I’m a student, and spend a lot of my time looking at a book, a laptop, or a phone. I love to get outside when I can, but, ultimately, most of my time is spent looking at things up-close. That means that the ciliary muscles in my eye – the zoom muscles – spend most of their time relaxed. Just like any other muscle that goes unused, the ciliary muscle will likely begin to atrophy and become weaker (as far as I’m aware, no quantitative studies have been performed on ciliary muscle size or mitochondrial count, probably because this would be difficult or impossible to do on a living person. Perhaps future studies can examine the ciliary muscles of recently deceased individuals and compare individuals who suffered from myopia with individuals who had normal vision). Over time, particularly if it occurs throughout critical stages of development during childhood, the muscles may become to weak to contract and properly pull the lens flat, thus preventing you from being able to focus on distant objects. Of course, this begs the question of whether or not the muscle be strengthened. I don’t know, and I’m not sure that I am willing to find out by using myself as a guinea pig. Unfortunately, that makes me part of the problem of “dysevolution,” as coined by Harvard paleoanthropologist and human evolutionary biologist, Daniel Lieberman. Dysevolution refers to the circle of treating diseases without trying to change or fix the cause. Our technology and scientific understanding has advanced so rapidly in the past 100 years that we can fix things such as myopia with ease. Often this cycle is perpetuated by comfort. Why change what the way I do things when I can just buy contacts or glasses? My previous post mentions several other possible mismatch diseases, and Lieberman’s book, “The Story of the Human Body,” goes into detail about many of them. For many of them – if not most – we simply ignore the possible cures and instead opt for a more “comfortable” and easy treatment. However, this cycle is sure to grow and intensify as time goes on.
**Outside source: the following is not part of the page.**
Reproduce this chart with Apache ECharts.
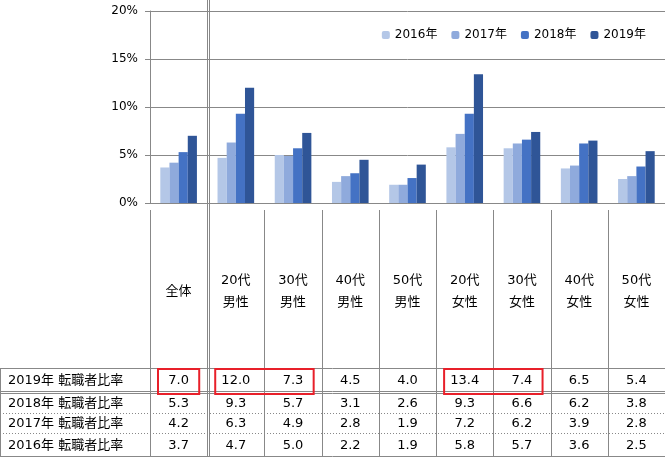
<!DOCTYPE html>
<html><head><meta charset="utf-8">
<script src="https://cdn.jsdelivr.net/npm/echarts@6/dist/echarts.min.js"></script>
<style>html,body{margin:0;padding:0;background:#fff}#main{width:665px;height:459px}</style>
</head><body><div id="main"></div>
<script>
var categories = ['全体', '20代\n男性', '30代\n男性', '40代\n男性', '50代\n男性', '20代\n女性', '30代\n女性', '40代\n女性', '50代\n女性']
var years = ['2016年', '2017年', '2018年', '2019年']
var v2016 = [3.7, 4.7, 5.0, 2.2, 1.9, 5.8, 5.7, 3.6, 2.5]
var v2017 = [4.2, 6.3, 4.9, 2.8, 1.9, 7.2, 6.2, 3.9, 2.8]
var v2018 = [5.3, 9.3, 5.7, 3.1, 2.6, 9.3, 6.6, 6.2, 3.8]
var v2019 = [7.0, 12.0, 7.3, 4.5, 4.0, 13.4, 7.4, 6.5, 5.4]
var rowNames = ['2019年 転職者比率', '2018年 転職者比率', '2017年 転職者比率', '2016年 転職者比率']
var highlight = [[0, 0], [1, 2], [5, 6]]  // ranges of columns boxed in red

var colors = ['#b4c7e7', '#8faadc', '#4472c4', '#2f5597']
var font = '"DejaVu Sans","Noto Sans CJK JP",sans-serif'
var gray = '#888'

var myChart = echarts.init(document.getElementById('main'))
var allVals = [v2016, v2017, v2018, v2019]
var option = {
  animation: false,
  textStyle: {fontFamily: font},
  color: colors,
  grid: {left: 150, right: 0, top: 11, bottom: 256},
  legend: {
    data: years, top: 24, right: 14, itemWidth: 8, itemHeight: 8, itemGap: 14,
    textStyle: {fontSize: 12, color: '#000', fontFamily: font}
  },
  xAxis: {
    type: 'category', data: categories, boundaryGap: true,
    axisLine: {lineStyle: {color: gray}}, axisTick: {show: false}, axisLabel: {show: false}
  },
  yAxis: {
    type: 'value', min: 0, max: 20, interval: 5,
    axisLabel: {formatter: '{value}%', fontSize: 12, color: '#000', margin: 12},
    axisLine: {show: true, lineStyle: {color: gray}},
    axisTick: {show: true, length: 5, lineStyle: {color: gray}},
    splitLine: {lineStyle: {color: gray}}
  },
  series: years.map(function (y, i) {
    return {name: y, type: 'bar', data: allVals[i], barGap: '0%', barCategoryGap: '36%'}
  })
}
myChart.setOption(option)

// table below the chart
var g = []
var x0 = myChart.convertToPixel({xAxisIndex: 0}, 0)
var x1 = myChart.convertToPixel({xAxisIndex: 0}, 1)
var cw = x1 - x0
var left = x0 - cw / 2
var rowY = [368, 392, 413, 433, 456]
function line(xa, ya, xb, yb, dash) {
  g.push({type: 'line', shape: {x1: xa, y1: ya, x2: xb, y2: yb},
    style: {stroke: gray, lineWidth: 1, lineDash: dash || null}})
}
for (var c = 0; c <= categories.length; c++) {
  var bx = Math.round(left + c * cw) + 0.5
  line(bx, c === 1 ? 0 : 210, bx, rowY[4])
  if (c === 1) line(bx + 2, 0, bx + 2, rowY[4])
}
line(0, rowY[0] + 0.5, 665, rowY[0] + 0.5)
line(0, rowY[1] - 0.5, 665, rowY[1] - 0.5)
line(0, rowY[1] + 1.5, 665, rowY[1] + 1.5)
line(0, rowY[2] + 0.5, 665, rowY[2] + 0.5, [1, 2])
line(0, rowY[3] + 0.5, 665, rowY[3] + 0.5, [1, 2])
line(0, rowY[4] + 0.5, 665, rowY[4] + 0.5)
line(0.5, rowY[0], 0.5, rowY[4])

categories.forEach(function (cat, i) {
  var cx = left + (i + 0.5) * cw
  g.push({type: 'text', x: cx, y: 292, style: {text: cat, fontSize: 13, lineHeight: 22,
    fontFamily: font, fill: '#000', align: 'center', verticalAlign: 'middle'}})
  var rows = [v2019, v2018, v2017, v2016]
  rows.forEach(function (r, k) {
    g.push({type: 'text', x: cx, y: (rowY[k] + rowY[k + 1]) / 2 + 1, style: {text: r[i].toFixed(1),
      fontSize: 13, fontFamily: font, fill: '#000', align: 'center', verticalAlign: 'middle'}})
  })
})
rowNames.forEach(function (n, k) {
  g.push({type: 'text', x: 8, y: (rowY[k] + rowY[k + 1]) / 2 + 1, style: {text: n,
    fontSize: 13, fontFamily: font, fill: '#000', align: 'left', verticalAlign: 'middle'}})
})
highlight.forEach(function (h) {
  var xa = left + h[0] * cw + 8, xb = left + (h[1] + 1) * cw - 8
  g.push({type: 'rect', shape: {x: xa, y: 369, width: xb - xa, height: 25},
    style: {fill: 'none', stroke: '#e8202a', lineWidth: 2}})
})
myChart.setOption({graphic: g})
</script>
</body></html>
Evolutionary medicine is sometimes difficult to empirically test. However, as mentioned above, modern day hunter-gatherer societies can offer incredible insight and points of comparison for how sociocultural differences may affect our “mismatch diseases.” Studies of this kind are unfortunately few and far between (possibly because research funding also focuses on treatments). However, studies with hunter-gatherer societies have shown that very few members suffer from myopia (as well as many other non-infectious ailments, such as type-2 diabetes, heart disease, osteoporosis, and even cavities). The thought is that they are exposed to a variety of visual stimuli and their visual environment is constantly changing. This “exercises” their ciliary muscles and keeps them strong. Experiments have also shown that animals that are deprived of visual stimuli will grow elongated eyeballs. Similarly, people who spend more time indoors, particularly with studying, as is common in many Asian cultures, exhibit much higher instances of myopia whereas those who spend some time outdoors, as is more common in many African cultures, tend to have a lower rate of myopia. Our eyes did not evolve to see things 2 feet from our face all day long. They evolved to keep up alive from the plethora of visual stimuli in nature and to help us search for food: 2 things that many people, particularly children in developed countries, no longer need to do.

The solution isn’t to give up studying and electronics. It’s much more simple than that. Nearly everyone uses books and electronics, so why doesn’t everyone have myopia? One possibility is genetics, though that doesn’t seem like a plausible explanation. Rates of myopia have only skyrocketed in the last century, and any latent mutation for poor vision would have most certainly been selected against in our ancestors. The likely “cure” for myopia is balance. Spend time outside, especially as a child. The data from lab experiments as well as social statistics seem to point in this direction. If we continue to ignore the cause and only treat the symptoms, we are trapping ourselves in an ever growing cycle in which we become more and more dependent upon technology.